'Sweet is War'
‘War is sweet to them that know it not.’ Thus wrote the great Dutch scholar, Desiderius Erasmus, 500 years ago.
There was a new Pope at Rome, and Erasmus was pleading with him to make St Peter’s Chair a source of peace after centuries of war. Our own age is little different.
How many localised wars have been fought since 1945! Thirty? Forty? How many times have New Zealander gone overseas to engage in ‘peace-making’, as it is sometime euphemistically called? And how many times has a lasting peace been established?
As we remember the horror and the heroism of WWI we would do well to recall the high hopes of those who left these shores and did not return. We also need to honour those who did return shattered in mind and body.
The scars were deep and the memories could never be erased. The idealism that had sustained them at the Front was, for some, a sham. Could the new generation of political and military leaders be trusted.
In his lecture to the Wesley Historical Society at the Methodist Conference 2014, Dr Allan Davidson spoke of the nearly 60 ministers, home missionaries, and theological students who served in WWI. Five of them lost their lives. The majority of them returned to ministry deeply affected both physically and mentally by their experiences.
When, for example, Francis Harris died in 1933, his obituary said: “In 1915 he commenced three years strenuous war service, during which time he had several periods of severe illness and was dangerously wounded in the head. Since then he did not know what robust health was. An inflexible will, however, kept this from others and drove him to his labours.”
This particular story is about another young minister whose war experience led him into a totally different world. Joseph Richard Sullivan was born at Bluff in 1889 of Irish parentage, and the family later moved to Inglewood where his father died when Joseph was three.
His younger brother, William Sullivan, (or 'Big Bill’) was knighted for his services as a National Party cabinet minister.

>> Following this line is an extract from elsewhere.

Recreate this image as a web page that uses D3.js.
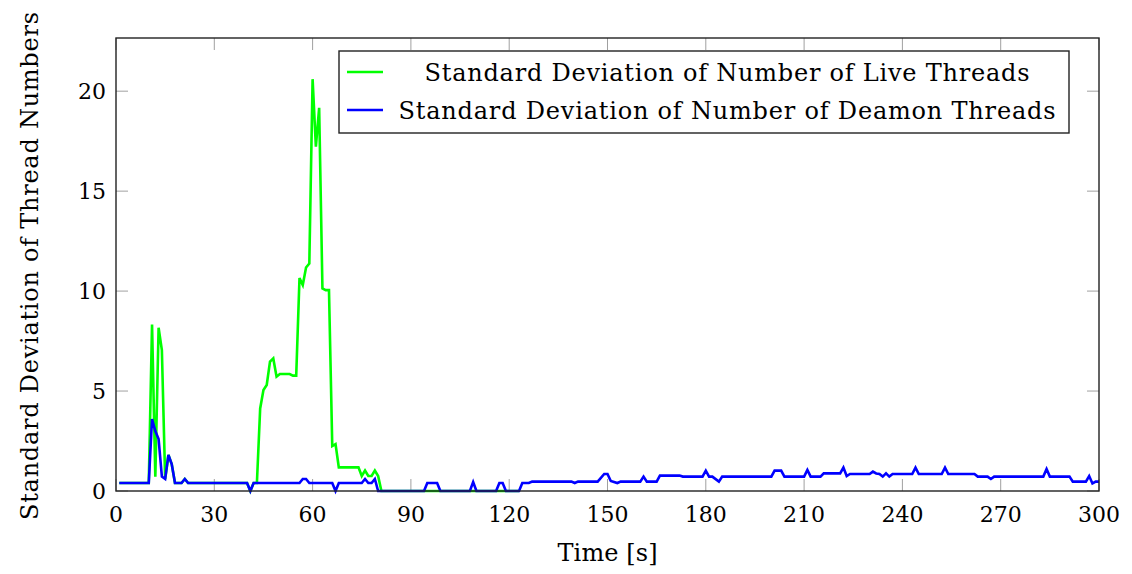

Joseph was, for a time, a schoolteacher in New Plymouth and was very much involved in the St Aubyn church. He was received on probation in 1914 and spent six months at Kensington, Timaru.
He then volunteered for active service with the NZ Expeditionary Force and was at Gallipoli where he was wounded in the throat. He returned to New Zealand late in 1915, but by mid-1916 had returned to England, this time as a chaplain to the forces at Sling Camp, where the NZ troops were preparing for the battle on the Western Front.
He was ordained in 1918 but left without pastoral charge. By then he had married and he remained in England, where he completed a Masters Degree in economics at London. He went to South Africa in 1924 for health reasons. He was principal of the Commercial High School in Johannesburg, and then vice principal of the technical college in Durban. He was Member of Parliament for Durban from 1943-1953. He died at Durban on February 12th, 1962.
The point of this brief account of Joseph Sullivan’s life is not to question or to theorise about his motives. It can be said, however, that the experience of many who served overseas led them to call into question all the old values, and those of the Christian faith as much as any.
What place was there or is there, for the ‘Lord of Hosts’, the Lord of the armies? How is the world to be made a better, safer, more just, more peaceful place?
Maybe Joseph Sullivan, the economist and the educationalist, had a different vision, from that of Joseph Sullivan the Methodist minister and chaplain.